Start planning by finding out what your child needs to get into college.  Yes, I think you should plan on your child going to college.  Far better to be over prepared than under prepared.

So, for instance, if my child is going to be a STEM major, they need 4 years years of math and preferably, Calculus. Working backwards looks like this:

Stem Majors need 4 years, preferably Calculus.
12th - Calculus
11th- Trig and Pre- Calc
10th- Geometry
9th - Alg 2
8th - Alg 1
7th - Pre- Algebra

By working from what they need in College, you can easily figure out what courses they need in high school.

Carnegie Credit
Per its original definition, the Carnegie Unit is 120 hours of class or contact time with an instructor over the course of a year at the secondary (American high school) level. Strictly speaking, this breaks down into a single one-hour meeting, on each of five days per week for a total of 24 weeks per year. However, knowing that classes usually meet for 50 minutes yields a value of 30 weeks per year. A semester (one-half of a full year) earns 1/2 a Carnegie Unit.[1]

To graduate most students need between 20 - 22 credits

To have a General College Prep High school students need 24- 28 credit

For a Rigorous College Prep High School students should have 26 - 30 credits

***For a good breakdown on this you can goto the HSLDA website to print out their brochure on Homeschooling Through High School

Now that we are 3/4 of the way through high school with Connor, I can say with all certainty that it was one of our best decisions.  He has learned and grown so much and we have been able to be there to mentor and disciple him while learning alongside him.  He has done and accomplished so much more than we ever dreamed or planned.  God has used him in awesome ways while he was still protected from things he wasn't ready for.  We are excited to see what God has for him next.  We are also excited to homeschool the twins through high school.  I am already deep in planning for them.

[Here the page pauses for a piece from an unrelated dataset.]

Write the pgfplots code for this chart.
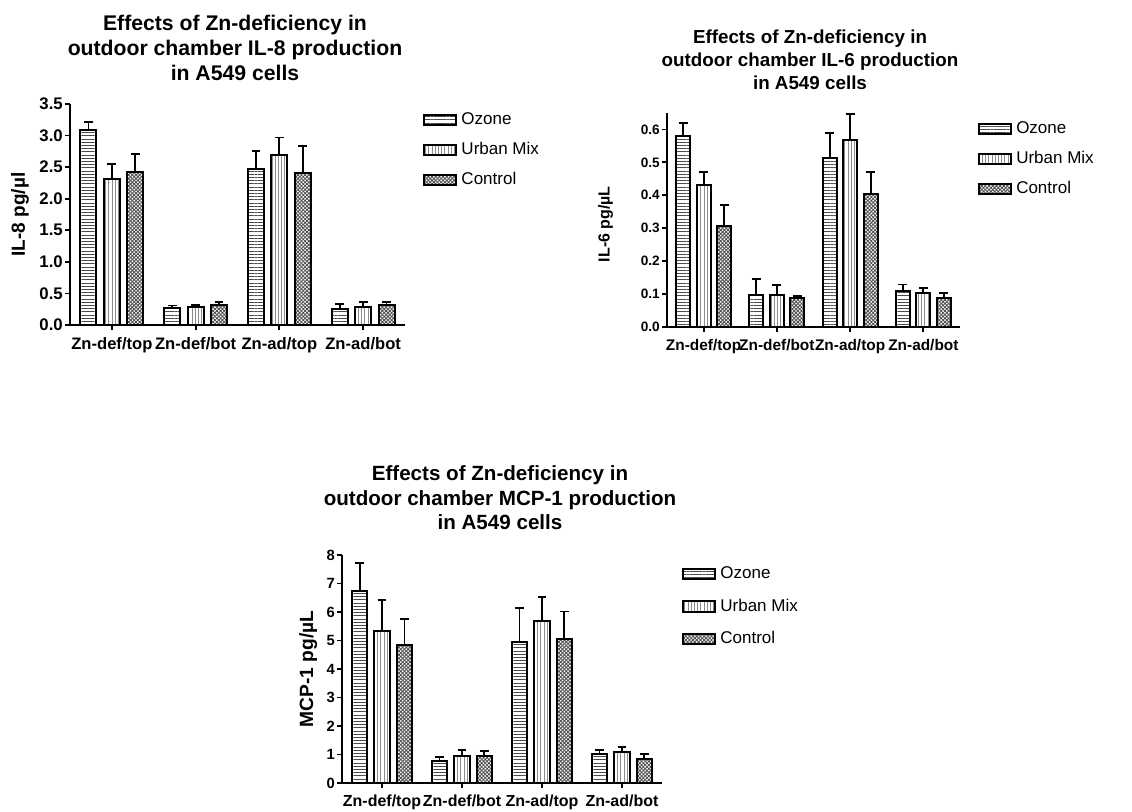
\documentclass[border=0pt]{standalone}
\usepackage{fontspec}
\setmainfont{Liberation Sans}
\usepackage{pgfplots}
\usepackage{pgfplotstable}
\pgfplotsset{compat=1.18}
\usetikzlibrary{patterns.meta}

% group, ozone, err, urban mix, err, control, err
\pgfplotstableread{
x oz oze um ume ct cte
0 3.09 0.13 2.32 0.23 2.42 0.29
1 0.27 0.04 0.28 0.04 0.31 0.06
2 2.47 0.28 2.69 0.28 2.40 0.44
3 0.25 0.08 0.29 0.08 0.31 0.06
}\ileight
\pgfplotstableread{
x oz oze um ume ct cte
0 0.580 0.040 0.430 0.040 0.307 0.064
1 0.097 0.048 0.097 0.030 0.088 0.007
2 0.512 0.078 0.568 0.080 0.404 0.066
3 0.109 0.020 0.104 0.015 0.088 0.016
}\ilsix
\pgfplotstableread{
x oz oze um ume ct cte
0 6.74 0.99 5.34 1.09 4.85 0.91
1 0.76 0.14 0.96 0.21 0.96 0.15
2 4.94 1.19 5.67 0.87 5.05 0.97
3 1.02 0.15 1.09 0.17 0.84 0.18
}\mcp

\pgfplotsset{
  panel/.style={
    scale only axis, anchor=south west,
    axis x line*=bottom, axis y line*=left,
    axis line style={line width=1.1pt, -},
    tick style={line width=0.9pt, black},
    major tick length=2.6pt, tick align=outside,
    xmin=-0.5, xmax=3.5, ymin=0, enlargelimits=false,
    xtick={0,1,2,3},
    xticklabels={Zn-def/top,Zn-def/bot,Zn-ad/top,Zn-ad/bot},
    yticklabel style={inner sep=0.8pt},
    /pgf/number format/assume math mode=true,
    ybar, bar width=0.19,
    legend cell align=left,
    legend image code/.code={\draw[##1] (0pt,-2.6pt) rectangle (16pt,2.6pt);},
    legend style={draw=none, fill=none, inner sep=0pt, row sep=3.4pt,
      font=\fontsize{8.5}{9}\selectfont, anchor=north west},
  },
  errs/.style={error bars/.cd, y dir=plus, y explicit,
    error bar style={line width=0.9pt, black},
    error mark options={rotate=90, black, mark size=2.2pt, line width=0.9pt}},
  ozone/.style={draw=black, line width=1pt, bar shift=-0.28,
    pattern={Lines[angle=0,distance=1.6pt,line width=0.45pt]}, pattern color=black!70},
  urban/.style={draw=black, line width=1pt, bar shift=0,
    pattern={Lines[angle=90,distance=1.6pt,line width=0.4pt]}, pattern color=black!45},
  control/.style={draw=black, line width=1pt, bar shift=0.28,
    pattern={Hatch[angle=45,distance=1.3pt,line width=0.45pt]}, pattern color=black!68},
}

\begin{document}
\begin{tikzpicture}
\useasboundingbox (0,0) rectangle (566pt,405.5pt);

% ---- IL-8 ----
\node[align=center, font=\fontsize{10.6}{12.3}\selectfont\bfseries] at (117.5pt,381.5pt)
  {Effects of Zn-deficiency in\\outdoor chamber IL-8 production\\in A549 cells};
\begin{axis}[panel, at={(35pt,243pt)}, width=167.5pt, height=110.5pt,
  ymax=3.5, ytick={0,0.5,1,1.5,2,2.5,3,3.5},
  yticklabels={0.0,0.5,1.0,1.5,2.0,2.5,3.0,3.5},
  yticklabel style={font=\fontsize{8.4}{9}\selectfont\bfseries},
  xticklabel style={font=\fontsize{8.3}{9}\selectfont\bfseries},
  ylabel={IL-8 pg/µl},
  ylabel style={font=\fontsize{9.5}{10}\selectfont\bfseries,
    at={(axis description cs:-0.149,0.5)}, anchor=center},
  legend style={at={(axis description cs:1.054,0.98)}}]
\addplot[ozone, errs] table[x=x, y=oz, y error=oze] {\ileight};
\addplot[urban, errs] table[x=x, y=um, y error=ume] {\ileight};
\addplot[control, errs] table[x=x, y=ct, y error=cte] {\ileight};
\legend{Ozone, Urban Mix, Control}
\end{axis}

% ---- IL-6 ----
\node[align=center, font=\fontsize{9.4}{11.5}\selectfont\bfseries] at (405pt,375.5pt)
  {Effects of Zn-deficiency in\\outdoor chamber IL-6 production\\in A549 cells};
\begin{axis}[panel, at={(333.5pt,242pt)}, width=146.5pt, height=107pt,
  ymax=0.65, ytick={0,0.1,0.2,0.3,0.4,0.5,0.6},
  yticklabels={0.0,0.1,0.2,0.3,0.4,0.5,0.6},
  yticklabel style={font=\fontsize{6.8}{7}\selectfont\bfseries},
  xticklabel style={font=\fontsize{7.7}{8}\selectfont\bfseries},
  ylabel={IL-6 pg/µL},
  ylabel style={font=\fontsize{8}{9}\selectfont\bfseries,
    at={(axis description cs:-0.21,0.48)}, anchor=center},
  legend style={at={(axis description cs:1.061,0.98)}}]
\addplot[ozone, errs] table[x=x, y=oz, y error=oze] {\ilsix};
\addplot[urban, errs] table[x=x, y=um, y error=ume] {\ilsix};
\addplot[control, errs] table[x=x, y=ct, y error=cte] {\ilsix};
\legend{Ozone, Urban Mix, Control}
\end{axis}

% ---- MCP-1 ----
\node[align=center, font=\fontsize{10.3}{12.2}\selectfont\bfseries] at (250pt,156.5pt)
  {Effects of Zn-deficiency in\\outdoor chamber MCP-1 production\\in A549 cells};
\begin{axis}[panel, at={(171pt,14pt)}, width=160pt, height=114pt,
  ymax=8, ytick={0,1,...,8},
  yticklabel style={font=\fontsize{7.4}{8}\selectfont\bfseries},
  xticklabel style={font=\fontsize{8}{9}\selectfont\bfseries},
  ylabel={MCP-1 pg/µL},
  ylabel style={font=\fontsize{9.6}{10}\selectfont\bfseries,
    at={(axis description cs:-0.106,0.5)}, anchor=center},
  legend style={at={(axis description cs:1.0625,0.968)}, row sep=4.6pt}]
\addplot[ozone, errs] table[x=x, y=oz, y error=oze] {\mcp};
\addplot[urban, errs] table[x=x, y=um, y error=ume] {\mcp};
\addplot[control, errs] table[x=x, y=ct, y error=cte] {\mcp};
\legend{Ozone, Urban Mix, Control}
\end{axis}
\end{tikzpicture}
\end{document}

All of this to say, don't give up now.  You can do all things through Christ, including homeschool high school.  It will be hard but oh so worth it!


1 comment:

  1. Jennifer Guzik6:27 AM

    Hi Dawn! We met several years ago at the ND homeschool convention when you were a speaker there. I worked the MFW booth with you. :-) Thanks so much for your post about high school. My oldest is in 7th grade this year, and I am starting to work on a plan for her high school years. Your post is very encouraging! Thanks for sharing it!